* _Given request_:
Transcribe the material in full. Nothing should differ except that the pictures are left out.
┏━━
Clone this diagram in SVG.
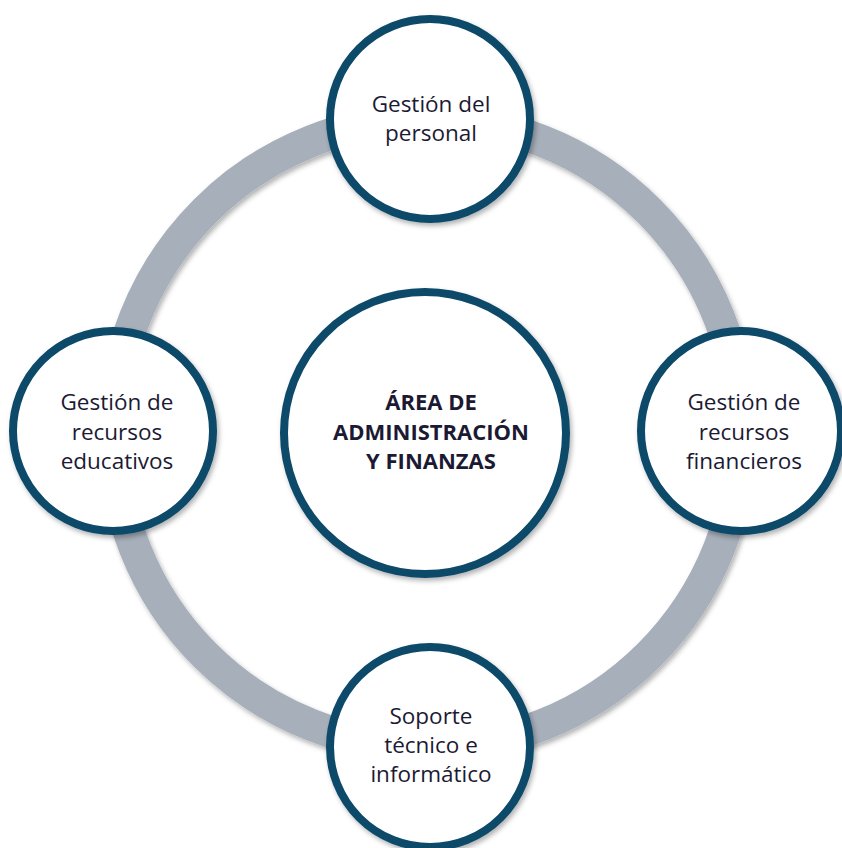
<svg xmlns="http://www.w3.org/2000/svg" width="842" height="848" viewBox="0 0 842 848">
<defs>
<filter id="sh" x="-20%" y="-20%" width="140%" height="140%">
<feDropShadow dx="2" dy="3" stdDeviation="2.5" flood-color="#000" flood-opacity="0.3"/>
</filter>
<style>
.node{fill:#fff;stroke:#0B4868;stroke-width:8;filter:url(#sh)}
.lbl{font-family:"Open Sans","Noto Sans",sans-serif;font-size:22.5px;fill:#1C1A33;text-anchor:middle}
.ctr{font-family:"Open Sans","Noto Sans",sans-serif;font-size:22px;font-weight:bold;fill:#1C1A33;text-anchor:middle}
</style>
</defs>
<rect width="842" height="848" fill="#fff"/>
<g id="connectors">
<circle cx="427" cy="433" r="314" fill="none" stroke="#A7AFBA" stroke-width="32" filter="url(#sh)"/>
</g>
<g id="center">
<circle class="node" cx="425" cy="433" r="141"/>
<text class="ctr" x="431" y="410">ÁREA DE</text>
<text class="ctr" x="431" y="440">ADMINISTRACIÓN</text>
<text class="ctr" x="431" y="469">Y FINANZAS</text>
</g>
<g id="personal">
<circle class="node" cx="430" cy="119" r="100"/>
<text class="lbl" x="431" y="112">Gestión del</text>
<text class="lbl" x="431" y="141">personal</text>
</g>
<g id="educativos">
<circle class="node" cx="113" cy="431" r="100"/>
<text class="lbl" x="117" y="410">Gestión de</text>
<text class="lbl" x="117" y="440">recursos</text>
<text class="lbl" x="117" y="469">educativos</text>
</g>
<g id="financieros">
<circle class="node" cx="741" cy="431" r="100"/>
<text class="lbl" x="744" y="410">Gestión de</text>
<text class="lbl" x="744" y="440">recursos</text>
<text class="lbl" x="744" y="469">financieros</text>
</g>
<g id="soporte">
<circle class="node" cx="430" cy="747" r="100"/>
<text class="lbl" x="431" y="724">Soporte</text>
<text class="lbl" x="431" y="753">técnico e</text>
<text class="lbl" x="431" y="782">informático</text>
</g>
</svg>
┗━━
* _Full response_:
Clone this diagram in SVG.
<svg xmlns="http://www.w3.org/2000/svg" width="842" height="848" viewBox="0 0 842 848">
<defs>
<filter id="sh" x="-20%" y="-20%" width="140%" height="140%">
<feDropShadow dx="2" dy="3" stdDeviation="2.5" flood-color="#000" flood-opacity="0.3"/>
</filter>
<style>
.node{fill:#fff;stroke:#0B4868;stroke-width:8;filter:url(#sh)}
.lbl{font-family:"Open Sans","Noto Sans",sans-serif;font-size:22.5px;fill:#1C1A33;text-anchor:middle}
.ctr{font-family:"Open Sans","Noto Sans",sans-serif;font-size:22px;font-weight:bold;fill:#1C1A33;text-anchor:middle}
</style>
</defs>
<rect width="842" height="848" fill="#fff"/>
<g id="connectors">
<circle cx="427" cy="433" r="314" fill="none" stroke="#A7AFBA" stroke-width="32" filter="url(#sh)"/>
</g>
<g id="center">
<circle class="node" cx="425" cy="433" r="141"/>
<text class="ctr" x="431" y="410">ÁREA DE</text>
<text class="ctr" x="431" y="440">ADMINISTRACIÓN</text>
<text class="ctr" x="431" y="469">Y FINANZAS</text>
</g>
<g id="personal">
<circle class="node" cx="430" cy="119" r="100"/>
<text class="lbl" x="431" y="112">Gestión del</text>
<text class="lbl" x="431" y="141">personal</text>
</g>
<g id="educativos">
<circle class="node" cx="113" cy="431" r="100"/>
<text class="lbl" x="117" y="410">Gestión de</text>
<text class="lbl" x="117" y="440">recursos</text>
<text class="lbl" x="117" y="469">educativos</text>
</g>
<g id="financieros">
<circle class="node" cx="741" cy="431" r="100"/>
<text class="lbl" x="744" y="410">Gestión de</text>
<text class="lbl" x="744" y="440">recursos</text>
<text class="lbl" x="744" y="469">financieros</text>
</g>
<g id="soporte">
<circle class="node" cx="430" cy="747" r="100"/>
<text class="lbl" x="431" y="724">Soporte</text>
<text class="lbl" x="431" y="753">técnico e</text>
<text class="lbl" x="431" y="782">informático</text>
</g>
</svg>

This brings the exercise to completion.